┏━━
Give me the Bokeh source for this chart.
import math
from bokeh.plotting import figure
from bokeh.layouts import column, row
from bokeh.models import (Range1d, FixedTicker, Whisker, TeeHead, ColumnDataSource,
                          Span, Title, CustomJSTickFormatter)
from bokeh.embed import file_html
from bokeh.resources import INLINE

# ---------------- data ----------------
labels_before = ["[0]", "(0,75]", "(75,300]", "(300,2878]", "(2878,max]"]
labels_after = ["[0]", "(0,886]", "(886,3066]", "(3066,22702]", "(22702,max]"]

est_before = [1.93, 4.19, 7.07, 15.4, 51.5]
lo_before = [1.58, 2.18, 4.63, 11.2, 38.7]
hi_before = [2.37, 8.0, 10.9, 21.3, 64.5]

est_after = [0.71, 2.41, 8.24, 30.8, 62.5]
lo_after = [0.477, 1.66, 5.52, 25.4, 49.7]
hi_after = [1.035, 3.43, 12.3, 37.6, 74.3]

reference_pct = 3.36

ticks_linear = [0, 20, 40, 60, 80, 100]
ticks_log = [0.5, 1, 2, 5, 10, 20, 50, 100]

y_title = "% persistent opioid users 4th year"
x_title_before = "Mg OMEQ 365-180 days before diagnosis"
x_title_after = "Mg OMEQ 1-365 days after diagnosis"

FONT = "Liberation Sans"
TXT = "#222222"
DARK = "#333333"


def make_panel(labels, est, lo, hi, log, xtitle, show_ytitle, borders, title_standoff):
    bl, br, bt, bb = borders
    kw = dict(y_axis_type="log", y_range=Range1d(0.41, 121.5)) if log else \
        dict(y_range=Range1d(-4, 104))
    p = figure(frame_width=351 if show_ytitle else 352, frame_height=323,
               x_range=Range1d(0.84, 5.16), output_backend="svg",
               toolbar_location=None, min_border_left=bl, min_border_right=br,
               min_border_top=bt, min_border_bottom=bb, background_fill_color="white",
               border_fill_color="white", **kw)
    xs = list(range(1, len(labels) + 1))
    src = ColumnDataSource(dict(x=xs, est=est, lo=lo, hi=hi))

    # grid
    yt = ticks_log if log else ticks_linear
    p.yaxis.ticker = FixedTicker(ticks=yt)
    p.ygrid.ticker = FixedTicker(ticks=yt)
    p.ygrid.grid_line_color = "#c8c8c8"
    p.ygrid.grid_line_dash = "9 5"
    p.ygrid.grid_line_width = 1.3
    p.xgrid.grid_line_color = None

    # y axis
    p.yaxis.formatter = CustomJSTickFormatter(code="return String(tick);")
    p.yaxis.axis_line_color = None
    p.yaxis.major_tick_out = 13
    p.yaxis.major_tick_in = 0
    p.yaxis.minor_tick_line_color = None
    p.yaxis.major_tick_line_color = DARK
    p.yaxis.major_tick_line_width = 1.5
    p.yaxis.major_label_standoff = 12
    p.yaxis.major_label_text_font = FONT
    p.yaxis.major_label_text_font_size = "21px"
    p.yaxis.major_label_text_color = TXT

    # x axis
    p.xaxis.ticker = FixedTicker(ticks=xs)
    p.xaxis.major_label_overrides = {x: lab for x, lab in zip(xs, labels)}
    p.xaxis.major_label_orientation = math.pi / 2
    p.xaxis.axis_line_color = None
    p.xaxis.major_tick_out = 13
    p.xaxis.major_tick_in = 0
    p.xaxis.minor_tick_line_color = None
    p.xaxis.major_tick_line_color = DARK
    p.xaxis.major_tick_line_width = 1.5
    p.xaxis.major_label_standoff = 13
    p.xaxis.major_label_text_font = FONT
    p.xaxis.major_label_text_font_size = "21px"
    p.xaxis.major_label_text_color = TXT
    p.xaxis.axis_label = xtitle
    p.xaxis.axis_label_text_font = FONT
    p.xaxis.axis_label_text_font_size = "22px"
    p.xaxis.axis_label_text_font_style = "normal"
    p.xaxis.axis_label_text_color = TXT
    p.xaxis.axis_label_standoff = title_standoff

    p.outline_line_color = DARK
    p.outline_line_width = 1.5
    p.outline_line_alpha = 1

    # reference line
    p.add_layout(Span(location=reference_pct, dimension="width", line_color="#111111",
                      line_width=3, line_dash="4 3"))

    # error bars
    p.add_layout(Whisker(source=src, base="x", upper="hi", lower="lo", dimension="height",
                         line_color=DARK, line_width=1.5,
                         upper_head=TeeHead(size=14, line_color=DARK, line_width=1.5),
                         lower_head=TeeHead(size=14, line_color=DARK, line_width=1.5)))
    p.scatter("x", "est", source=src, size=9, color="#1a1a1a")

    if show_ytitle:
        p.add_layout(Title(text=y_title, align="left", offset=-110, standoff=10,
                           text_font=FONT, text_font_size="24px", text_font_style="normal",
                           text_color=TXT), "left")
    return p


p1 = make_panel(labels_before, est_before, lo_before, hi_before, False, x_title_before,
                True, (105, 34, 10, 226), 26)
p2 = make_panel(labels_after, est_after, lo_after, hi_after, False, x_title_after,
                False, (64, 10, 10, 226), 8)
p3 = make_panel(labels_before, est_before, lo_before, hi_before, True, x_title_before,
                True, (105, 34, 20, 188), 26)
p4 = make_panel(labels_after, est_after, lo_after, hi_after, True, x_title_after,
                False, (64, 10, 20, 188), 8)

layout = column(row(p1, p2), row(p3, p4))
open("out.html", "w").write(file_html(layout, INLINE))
┗━━
◆ REQUEST
Lines from the start of the material above through the line containing "p.xgrid.grid_line_color = None" are to be duplicated exactly, and only those.

◆ EXPECTED OUTPUT
Give me the Bokeh source for this chart.
import math
from bokeh.plotting import figure
from bokeh.layouts import column, row
from bokeh.models import (Range1d, FixedTicker, Whisker, TeeHead, ColumnDataSource,
                          Span, Title, CustomJSTickFormatter)
from bokeh.embed import file_html
from bokeh.resources import INLINE

# ---------------- data ----------------
labels_before = ["[0]", "(0,75]", "(75,300]", "(300,2878]", "(2878,max]"]
labels_after = ["[0]", "(0,886]", "(886,3066]", "(3066,22702]", "(22702,max]"]

est_before = [1.93, 4.19, 7.07, 15.4, 51.5]
lo_before = [1.58, 2.18, 4.63, 11.2, 38.7]
hi_before = [2.37, 8.0, 10.9, 21.3, 64.5]

est_after = [0.71, 2.41, 8.24, 30.8, 62.5]
lo_after = [0.477, 1.66, 5.52, 25.4, 49.7]
hi_after = [1.035, 3.43, 12.3, 37.6, 74.3]

reference_pct = 3.36

ticks_linear = [0, 20, 40, 60, 80, 100]
ticks_log = [0.5, 1, 2, 5, 10, 20, 50, 100]

y_title = "% persistent opioid users 4th year"
x_title_before = "Mg OMEQ 365-180 days before diagnosis"
x_title_after = "Mg OMEQ 1-365 days after diagnosis"

FONT = "Liberation Sans"
TXT = "#222222"
DARK = "#333333"


def make_panel(labels, est, lo, hi, log, xtitle, show_ytitle, borders, title_standoff):
    bl, br, bt, bb = borders
    kw = dict(y_axis_type="log", y_range=Range1d(0.41, 121.5)) if log else \
        dict(y_range=Range1d(-4, 104))
    p = figure(frame_width=351 if show_ytitle else 352, frame_height=323,
               x_range=Range1d(0.84, 5.16), output_backend="svg",
               toolbar_location=None, min_border_left=bl, min_border_right=br,
               min_border_top=bt, min_border_bottom=bb, background_fill_color="white",
               border_fill_color="white", **kw)
    xs = list(range(1, len(labels) + 1))
    src = ColumnDataSource(dict(x=xs, est=est, lo=lo, hi=hi))

    # grid
    yt = ticks_log if log else ticks_linear
    p.yaxis.ticker = FixedTicker(ticks=yt)
    p.ygrid.ticker = FixedTicker(ticks=yt)
    p.ygrid.grid_line_color = "#c8c8c8"
    p.ygrid.grid_line_dash = "9 5"
    p.ygrid.grid_line_width = 1.3
    p.xgrid.grid_line_color = None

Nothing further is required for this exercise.